In crazy popular IPOs, smart investors play small but wide — applying for 1 lot each from multiple accounts.


3. Ensure Your UPI Mandate is Approved on Time

If you're applying through UPI (most people do now), make sure you approve the UPI payment request immediately after applying.
If you delay or forget, your application becomes invalid.

Pro Tip:

  • Apply early during the IPO window (don't wait till the last hour).
  • Double-check your UPI ID.
  • Approve the mandate the same day.

Every year, thousands of applications get rejected simply because investors forgot to approve the payment!


4. Keep Your Bank Balance Ready

Sounds obvious, but you'd be surprised how many people mess this up.
Make sure you have enough money in your linked bank account to block for the IPO application.

If the amount isn’t there when the mandate hits your account, your application will fail.

It’s like ordering food online and not having money in your wallet when the delivery guy shows up.


5. Choose a Reliable Broker and Platform

In today’s world of online investing, not all brokers are created equal.
Sometimes, technical glitches on IPO closing days mess up applications.

Stick with brokers and trading apps that have a strong track record during IPO periods.
If your broker’s platform is glitchy or slow, it’s better to shift before the next big IPO.


6. Consider Applying from Lesser-Known Banks

Here’s a ninja tip:
Applications routed through big, popular banks sometimes face server load issues during peak IPOs.
If you have accounts in smaller or mid-sized banks (like IDFC First, RBL Bank, etc.), your UPI and ASBA applications might process faster and smoother.

Less traffic = Less chances of technical rejection.


7. Understand Investor Categories

If you're applying with big money (above ₹2 lakh), you technically move out of the retail category into HNI (High Networth Individual) category.

The allotment rules are different there:

  • Instead of lottery, you get proportionate allotment based on the amount you applied.

If you’re serious about IPO investing at a larger scale, understanding this transition can help you plan smarter.


8. Stay Updated With RTA (Registrar) Announcements

Each IPO has a designated Registrar (like Link Intime or KFin Technologies) who manages the allotment process.

Once you apply, stay alert for official communications:

  • SMS alerts
  • Email updates
  • Allotment status checking portals

By staying informed, you can act quickly if any corrections or confirmations are needed from your side.

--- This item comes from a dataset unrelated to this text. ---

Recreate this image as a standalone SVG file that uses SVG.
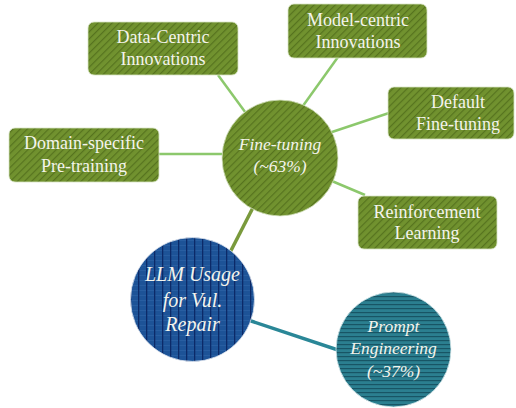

Bonus: Things That DON'T Actually Increase Chances

  • Applying for maximum lots in retail category (doesn’t help in oversubscription)
  • Timing your application to the first or last hour (lottery is random, not time-based)
  • Choosing a specific broker just for "lucky" allotments (superstition!)

Stick to logical moves, not myths.


Final Thoughts :-

We can't completely control IPO allotments. There's always a luck factor involved.

But smart investors don’t just depend on luck — they optimize their chances as per below :

  • Applying through multiple Demat accounts
  • Approving UPI mandates properly
  • Staying on top of paperwork
  • Using good platforms
  • Playing the system intelligently

You stack the odds slightly more in your favor.

And remember — sometimes not getting an allotment can actually be a blessing in disguise.
Not every IPO performs well after listing.
Be happy when you win. Be at peace when you don't.

Because in the stock market, it’s not about winning every round — it’s about staying in the game long enough to win big over time.